-- Begin Data shown --

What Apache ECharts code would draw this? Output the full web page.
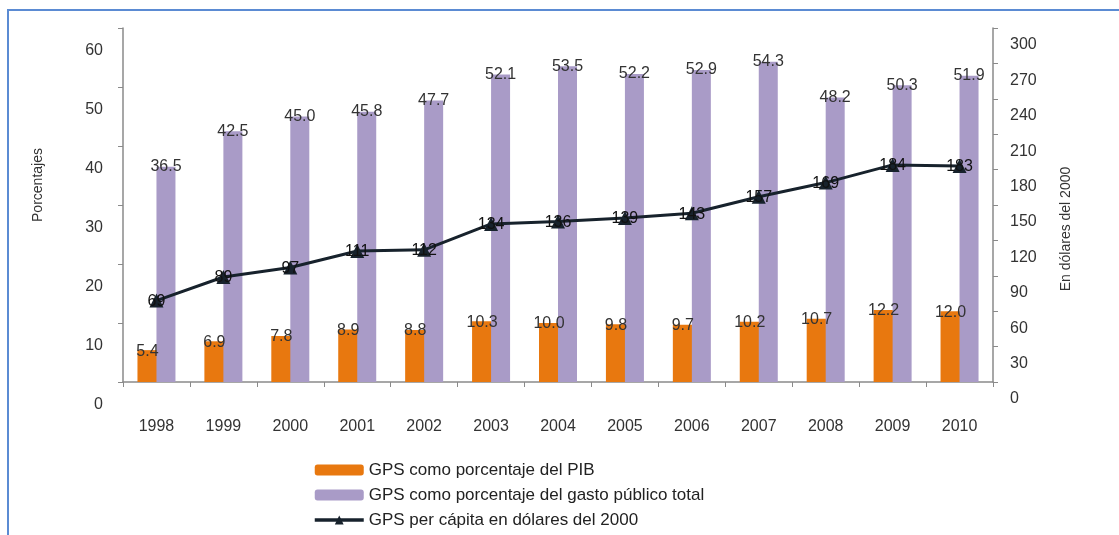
<!DOCTYPE html>
<html>
<head>
<meta charset="utf-8">
<script src="https://cdn.jsdelivr.net/npm/echarts@6/dist/echarts.min.js"></script>
<style>
html,body{margin:0;padding:0;background:#fff;}
#chart{width:1119px;height:535px;}
</style>
</head>
<body>
<div id="chart"></div>
<script>
const years = ['1998','1999','2000','2001','2002','2003','2004','2005','2006','2007','2008','2009','2010'];
const gpsPIB = [5.4, 6.9, 7.8, 8.9, 8.8, 10.3, 10.0, 9.8, 9.7, 10.2, 10.7, 12.2, 12.0];
const gpsGastoPublico = [36.5, 42.5, 45.0, 45.8, 47.7, 52.1, 53.5, 52.2, 52.9, 54.3, 48.2, 50.3, 51.9];
const gpsPerCapita = [69, 89, 97, 111, 112, 134, 136, 139, 143, 157, 169, 184, 183];
const seriesNames = ['GPS como porcentaje del PIB', 'GPS como porcentaje del gasto público total', 'GPS per cápita en dólares del 2000'];
const leftAxisName = 'Porcentajes';
const rightAxisName = 'En dólares del 2000';

const chart = echarts.init(document.getElementById('chart'));
const font = 'Liberation Sans, Arial, sans-serif';
const axisGray = '#8a8a8a';
chart.setOption({
  animation: false,
  textStyle: { fontFamily: font },
  graphic: [{
    type: 'rect',
    shape: { x: 8, y: 10, width: 1130, height: 560 },
    style: { fill: 'none', stroke: '#5b8bd3', lineWidth: 2 },
    silent: true
  }],
  grid: { left: 123, right: 126, top: 28, bottom: 153 },
  legend: {
    orient: 'vertical',
    left: 313,
    top: 461,
    padding: 0,
    itemWidth: 49,
    itemHeight: 11,
    itemGap: 7,
    textStyle: { fontSize: 17, color: '#222', fontFamily: font, lineHeight: 18 },
    data: [
      { name: seriesNames[0] },
      { name: seriesNames[1] },
      { name: seriesNames[2], lineStyle: { width: 3.5, color: '#17222c' }, itemStyle: { color: '#17222c' } }
    ]
  },
  xAxis: {
    type: 'category',
    data: years,
    axisLine: { lineStyle: { color: axisGray, width: 1.5 } },
    axisTick: { show: true, length: 5, lineStyle: { color: axisGray } },
    axisLabel: { color: '#333', fontSize: 16, margin: 37, fontFamily: font }
  },
  yAxis: [{
    type: 'value',
    min: 0, max: 60, interval: 10,
    name: leftAxisName,
    nameLocation: 'middle',
    nameGap: 78,
    nameRotate: 90,
    nameTextStyle: { fontSize: 14, color: '#333', fontFamily: font, padding: [0, 0, 0, 40] },
    axisLine: { show: true, lineStyle: { color: axisGray, width: 1.5 } },
    axisTick: { show: true, length: 5, lineStyle: { color: axisGray } },
    splitLine: { show: false },
    axisLabel: { color: '#333', fontSize: 16, margin: 20, verticalAlign: 'top', lineHeight: 46, fontFamily: font, showMinLabel: true, showMaxLabel: true, hideOverlap: false }
  }, {
    type: 'value',
    min: 0, max: 300, interval: 30,
    name: rightAxisName,
    nameLocation: 'middle',
    nameGap: 66,
    nameRotate: 90,
    nameTextStyle: { fontSize: 14, color: '#333', fontFamily: font, padding: [0, 48, 0, 0] },
    axisLine: { show: true, lineStyle: { color: axisGray, width: 1.5 } },
    axisTick: { show: true, length: 5, lineStyle: { color: axisGray } },
    splitLine: { show: false },
    axisLabel: { color: '#333', fontSize: 16, margin: 17, verticalAlign: 'top', lineHeight: 34, fontFamily: font, showMinLabel: true, showMaxLabel: true, hideOverlap: false }
  }],
  series: [{
    name: seriesNames[0],
    type: 'bar',
    data: gpsPIB,
    barWidth: 20,
    barGap: '-5%',
    itemStyle: { color: '#e8780f' },
    label: {
      show: true, position: 'top', distance: -9,
      formatter: p => p.value.toFixed(1),
      color: '#333', fontSize: 16, fontFamily: font
    }
  }, {
    name: seriesNames[1],
    type: 'bar',
    data: gpsGastoPublico,
    barWidth: 19,
    itemStyle: { color: '#a99bc7' },
    label: {
      show: true, position: 'top', distance: -8,
      formatter: p => p.value.toFixed(1),
      color: '#333', fontSize: 16, fontFamily: font
    }
  }, {
    name: seriesNames[2],
    type: 'line',
    yAxisIndex: 1,
    data: gpsPerCapita,
    symbol: 'triangle',
    symbolSize: 14,
    lineStyle: { color: '#17222c', width: 3 },
    itemStyle: { color: '#17222c' },
    label: {
      show: true, position: 'top', distance: -16,
      color: '#111', fontSize: 16, fontFamily: font
    },
    z: 5
  }]
});
</script>
</body>
</html>
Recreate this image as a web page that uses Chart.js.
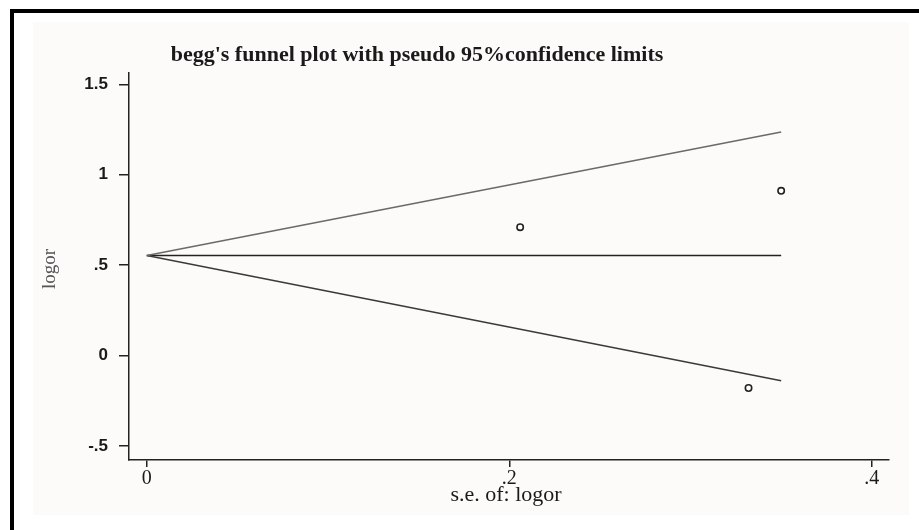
<!DOCTYPE html>
<html>
<head>
<meta charset="utf-8">
<script src="https://cdn.jsdelivr.net/npm/chart.js@4.4.1/dist/chart.umd.min.js"></script>
<style>
  html, body { margin: 0; padding: 0; background: #ffffff; }
  #wrap { width: 919px; height: 530px; }
</style>
</head>
<body>
<div id="wrap"><canvas id="c" width="919" height="530"></canvas></div>
<script>
// ---- data ----
const studySE = [0.206, 0.350, 0.332];
const studyLogOR = [0.710, 0.911, -0.179];
const funnelSE = [0, 0.350];
const pooledLine = [0.553, 0.553];
const upperLimit = [0.553, 1.236];
const lowerLimit = [0.553, -0.139];
const xTickValues = [0, 0.2, 0.4];
const xTickLabels = ['0', '.2', '.4'];
const yTickValues = [-0.5, 0, 0.5, 1, 1.5];
const yTickLabels = ['-.5', '0', '.5', '1', '1.5'];
const titleText = "begg's funnel plot with pseudo 95%confidence limits";
const xTitle = 's.e. of: logor';
const yTitle = 'logor';

const toPts = (xs, ys) => xs.map((x, i) => ({ x: x, y: ys[i] }));

const framePlugin = {
  id: 'frame',
  beforeDraw(chart) {
    const ctx = chart.ctx;
    ctx.save();
    ctx.fillStyle = '#ffffff';
    ctx.fillRect(0, 0, 919, 530);
    ctx.fillStyle = '#fcfbfa';
    ctx.fillRect(33, 22, 876, 493);
    ctx.fillStyle = '#000000';
    ctx.fillRect(10, 9, 909, 4);
    ctx.fillRect(10, 9, 4, 521);
    ctx.restore();
  },
  afterDraw(chart) {
    const ctx = chart.ctx;
    ctx.save();
    ctx.fillStyle = '#1a1a1a';
    ctx.textAlign = 'center';
    ctx.textBaseline = 'middle';
    ctx.font = 'bold 22px "Liberation Serif", serif';
    ctx.fillText(titleText, 417, 55);
    ctx.font = '22px "Liberation Serif", serif';
    ctx.fillText(xTitle, 506, 495);
    ctx.translate(50, 269);
    ctx.rotate(-Math.PI / 2);
    ctx.fillStyle = '#555555';
    ctx.font = '19px "Liberation Serif", serif';
    ctx.fillText(yTitle, 0, 0);
    ctx.restore();
  }
};

new Chart(document.getElementById('c'), {
  type: 'scatter',
  data: {
    datasets: [
      { data: toPts(funnelSE, upperLimit), showLine: true, borderColor: '#6a6a6a', borderWidth: 1.5, pointRadius: 0, fill: false },
      { data: toPts(funnelSE, lowerLimit), showLine: true, borderColor: '#3a3a3a', borderWidth: 1.5, pointRadius: 0, fill: false },
      { data: toPts(funnelSE, pooledLine), showLine: true, borderColor: '#222222', borderWidth: 1.5, pointRadius: 0, fill: false },
      { data: toPts(studySE, studyLogOR), showLine: false, pointStyle: 'circle', pointRadius: 3.2, pointBorderWidth: 1.6,
        pointBorderColor: '#222222', pointBackgroundColor: '#ffffff' }
    ]
  },
  options: {
    responsive: false,
    animation: false,
    devicePixelRatio: 1,
    layout: { padding: { top: 73, right: 30, left: 0, bottom: 0 } },
    plugins: { legend: { display: false }, tooltip: { enabled: false }, title: { display: false } },
    scales: {
      x: {
        type: 'linear', min: -0.0098, max: 0.4095,
        afterFit(s) { s.height = 70; },
        afterBuildTicks(s) { s.ticks = xTickValues.map(v => ({ value: v })); },
        grid: { drawOnChartArea: false, drawTicks: true, tickLength: 7, color: '#222222', lineWidth: 1.5 },
        border: { display: true, color: '#222222', width: 1.5 },
        ticks: {
          padding: 0, color: '#1a1a1a', maxRotation: 0, autoSkip: false,
          font: { family: '"Liberation Serif", serif', size: 20 },
          callback(v) { const i = xTickValues.indexOf(v); return i >= 0 ? xTickLabels[i] : ''; }
        }
      },
      y: {
        type: 'linear', min: -0.577, max: 1.5625,
        afterFit(s) { s.width = 129; },
        afterBuildTicks(s) { s.ticks = yTickValues.map(v => ({ value: v })); },
        grid: { drawOnChartArea: false, drawTicks: true, tickLength: 10, color: '#222222', lineWidth: 1.5 },
        border: { display: true, color: '#222222', width: 1.5 },
        ticks: {
          padding: 11, color: '#1a1a1a', autoSkip: false,
          font: { family: '"Liberation Sans", Arial, sans-serif', size: 17, weight: 'bold' },
          callback(v) { const i = yTickValues.indexOf(v); return i >= 0 ? yTickLabels[i] : ''; }
        }
      }
    }
  },
  plugins: [framePlugin]
});
</script>
</body>
</html>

-- End Data shown --

_Directions_: Skip every picture. Repeat the lines from the one with "Recreate this image" through the one with "const toPts = (xs, ys)", both ends included.

_Task output_:
Recreate this image as a web page that uses Chart.js.
<!DOCTYPE html>
<html>
<head>
<meta charset="utf-8">
<script src="https://cdn.jsdelivr.net/npm/chart.js@4.4.1/dist/chart.umd.min.js"></script>
<style>
  html, body { margin: 0; padding: 0; background: #ffffff; }
  #wrap { width: 919px; height: 530px; }
</style>
</head>
<body>
<div id="wrap"><canvas id="c" width="919" height="530"></canvas></div>
<script>
// ---- data ----
const studySE = [0.206, 0.350, 0.332];
const studyLogOR = [0.710, 0.911, -0.179];
const funnelSE = [0, 0.350];
const pooledLine = [0.553, 0.553];
const upperLimit = [0.553, 1.236];
const lowerLimit = [0.553, -0.139];
const xTickValues = [0, 0.2, 0.4];
const xTickLabels = ['0', '.2', '.4'];
const yTickValues = [-0.5, 0, 0.5, 1, 1.5];
const yTickLabels = ['-.5', '0', '.5', '1', '1.5'];
const titleText = "begg's funnel plot with pseudo 95%confidence limits";
const xTitle = 's.e. of: logor';
const yTitle = 'logor';

const toPts = (xs, ys) => xs.map((x, i) => ({ x: x, y: ys[i] }));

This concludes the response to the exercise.